Finance ministers meeting in Brussels today secured an agreement on the contested Alternative Investment Fund Managers Directive (AIFMD), after a vote in the European Parliament yesterday on the issue.
But the two camps sit on different sides of the fence, leaving the European Commission to pick up the pieces.
The crux of the issue comes down to whether foreign funds can gain access to all EU countries once they have a European "passport", or whether these funds would have to establish themselves in each individual member state.
The European Parliament is in favour of an EU passport, while the EU's finance ministers are against it, allocating some of the blame for systemic risk in the financial crisis to hedge funds and other such vehicles.
Though MEPs voting in the Parliament's economics committee (ECON) largely agreed on a draft version of a law creating an EU passport, there is still some resistance from liberal (ALDE) and conservative (ECR) camps, who argue the passport will be difficult to enforce in jurisdictions, which do not subscribe to OECD rules on tax and money laundering.

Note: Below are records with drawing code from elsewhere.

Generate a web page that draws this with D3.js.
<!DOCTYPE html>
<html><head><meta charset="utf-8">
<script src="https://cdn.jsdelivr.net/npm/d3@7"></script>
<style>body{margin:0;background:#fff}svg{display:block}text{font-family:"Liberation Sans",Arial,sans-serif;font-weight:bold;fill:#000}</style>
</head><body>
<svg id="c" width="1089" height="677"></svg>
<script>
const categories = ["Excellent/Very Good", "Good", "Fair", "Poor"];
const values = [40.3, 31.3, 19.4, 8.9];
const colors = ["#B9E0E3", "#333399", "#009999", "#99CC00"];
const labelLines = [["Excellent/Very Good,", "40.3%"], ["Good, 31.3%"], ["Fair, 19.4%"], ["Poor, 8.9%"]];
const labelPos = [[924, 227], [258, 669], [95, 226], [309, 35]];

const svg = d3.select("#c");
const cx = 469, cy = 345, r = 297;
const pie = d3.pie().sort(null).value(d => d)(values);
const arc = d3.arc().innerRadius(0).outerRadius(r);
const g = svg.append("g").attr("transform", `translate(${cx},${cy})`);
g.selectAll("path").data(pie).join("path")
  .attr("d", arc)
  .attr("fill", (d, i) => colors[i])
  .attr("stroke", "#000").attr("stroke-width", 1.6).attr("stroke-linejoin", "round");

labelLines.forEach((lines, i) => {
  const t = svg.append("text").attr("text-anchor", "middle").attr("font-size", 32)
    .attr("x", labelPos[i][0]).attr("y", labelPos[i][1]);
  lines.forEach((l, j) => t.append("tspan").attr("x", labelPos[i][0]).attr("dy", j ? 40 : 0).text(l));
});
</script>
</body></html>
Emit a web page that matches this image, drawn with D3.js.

Early reports this morning quoted the German Finance Minister Wolfgang Schaeuble as saying the UK was no longer resisting AIFMD, despite having openly deemed it protectionist.
Tensions to persist until June
Diplomats insist that tensions will still emerge in talks in June, when the EU's three institutions – the Parliament, the Commission and the Council – lock heads to reconcile their opposing positions.
"We are going to work on trying to find a dynamic compromise which ensures the equal treatment of third country fund managers," Internal Market Commissioner Michel Barnier said ahead of ministerial and parliamentary talks yesterday.
Negotiations are now expected to take place between MEPs, the European Commission and the Council of Ministers ahead of a first-reading vote by the full European Parliament, scheduled for July.
"There are going to be differences," Barnier told members of the press yesterday.
"To be frank, it will come as no surprise to you that the original text from the European Commission is much closer to [French centre-right MEP Jean-Paul Gauzès'] report [a parliamentary draft] than to the Spanish Presidency [of the European Council]," he added.
Commissioner Barnier indicated yesterday that he would try to convince EU finance ministers of the merits of the Parliament's draft proposal, which would see non-EU funds meet certain conditions – like OECD tax rules – to get an EU passport.
This will likely please British observers, who say they are happier with the Commission's thinking on third country funds than that of their European partners.
Home to the majority of the EU's alternative investment funds sector, Britain is in favour of a single passport, while France and Germany are not.
Plot against Britain
Brussels diplomats foresee "some flexibility" in the French and German camps but this will probably only emerge once the EU's three institutions, the Council, the Parliament and the Commission, lock heads in June 'trialogue' talks to clinch a compromise.
In British quarters, the directive has been interpreted as a political ploy to clamp down on London's City as a sensible thing to do after a financial crisis or as a way to lessen the UK's dominance of the sector.
"This is an overarching political message to Britain's financial sector driven by the EU's member states," said sources who did not wish to be named.
"And others just don't have a dog in the fight," the source added.
However, sources at the European Commission tried to sideline any hint of a political plot against Britain, insisting that hedge funds regulation was a priority that was set at the G20 talks of world leaders and not just an EU initiative.